Impossibility of building the scope
The solution is, of course, for the contractor to abide by the contractual scope. But life is not so simple. It can often be the case that it is simply not possible to build the contractually defined scope of works. For example, the specification may refer to an item of equipment that is no longer available. The employer’s refusal to agree to any sort of change places the contractor in a very difficult position. It may well feel that it is being penalised for an error in the specification, even though that document was produced by the employer. After all, the only alternative to the specified item of equipment may involve significant extra expense.
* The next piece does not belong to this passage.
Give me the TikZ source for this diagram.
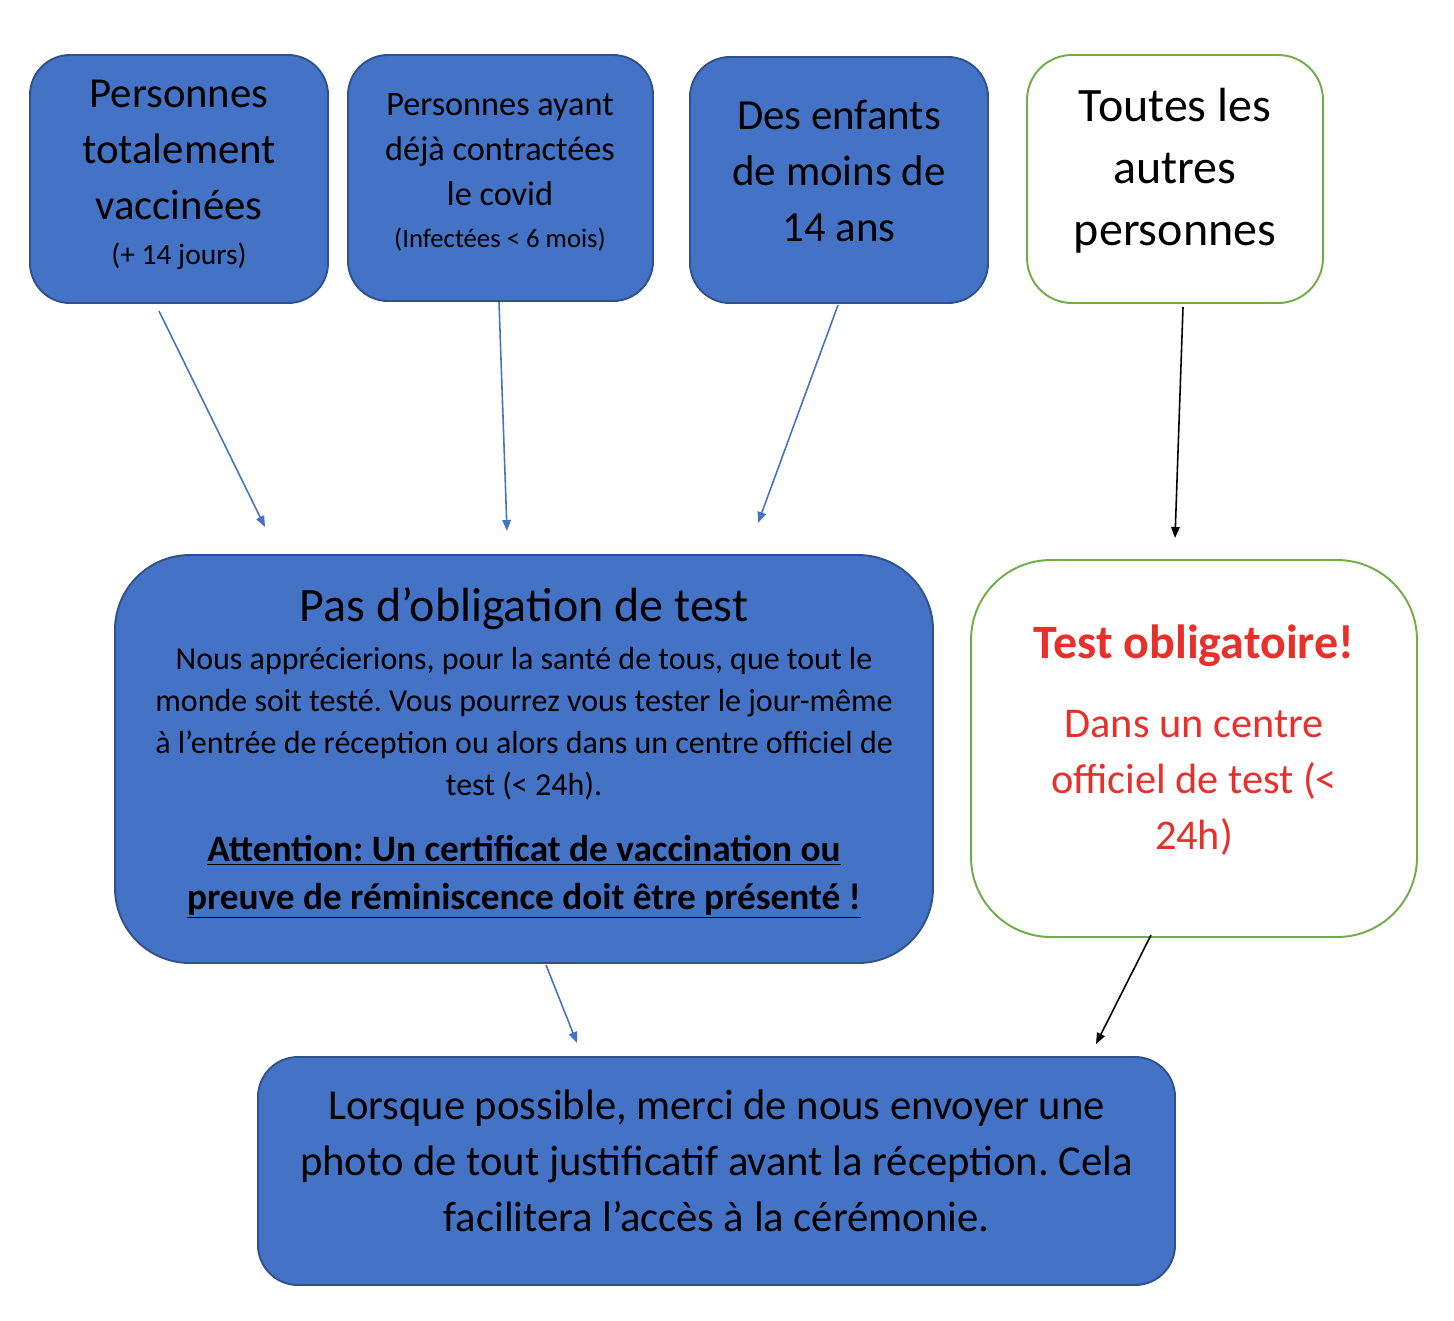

If a contractor cannot build the works that are described by the contract scope then it will, of course, be in breach. This is sometimes referred to as the contractor’s buildability obligation. In the absence of express words to the contrary, the contractor promises to deliver the product described by the contract. If it proves to be the case that it is impossible to construct then the contractor is in breach. It does not matter that the specification was drafted by the employer because the employer gives no implied warranty that the contract scope can be built. For example, in:
- Tharsis v McElroy (1878) 3 App Cas 1040, the works involved the construction of steel girders to specified dimensions. However, the contractor discovered during the process of casting them that they were liable to warp and crack if built to the specified dimensions and that it had to build them thicker to avoid distortion. The contractor would have been in breach had the employer not approved the change because the contractor was obliged to deliver the defined product.
- Thorn v London Corporation (1876) 1 App Cas 120, the contractor had promised to build a bridge in accordance with a method of construction that involved the use of caissons to create a dry working environment. The caissons failed and the contractor had to build instead at low tide in a more costly manner. Again, the contractor’s failure to build in accordance with the contractually defined scope meant that it would have been in breach had the employer not been prepared to allow a change.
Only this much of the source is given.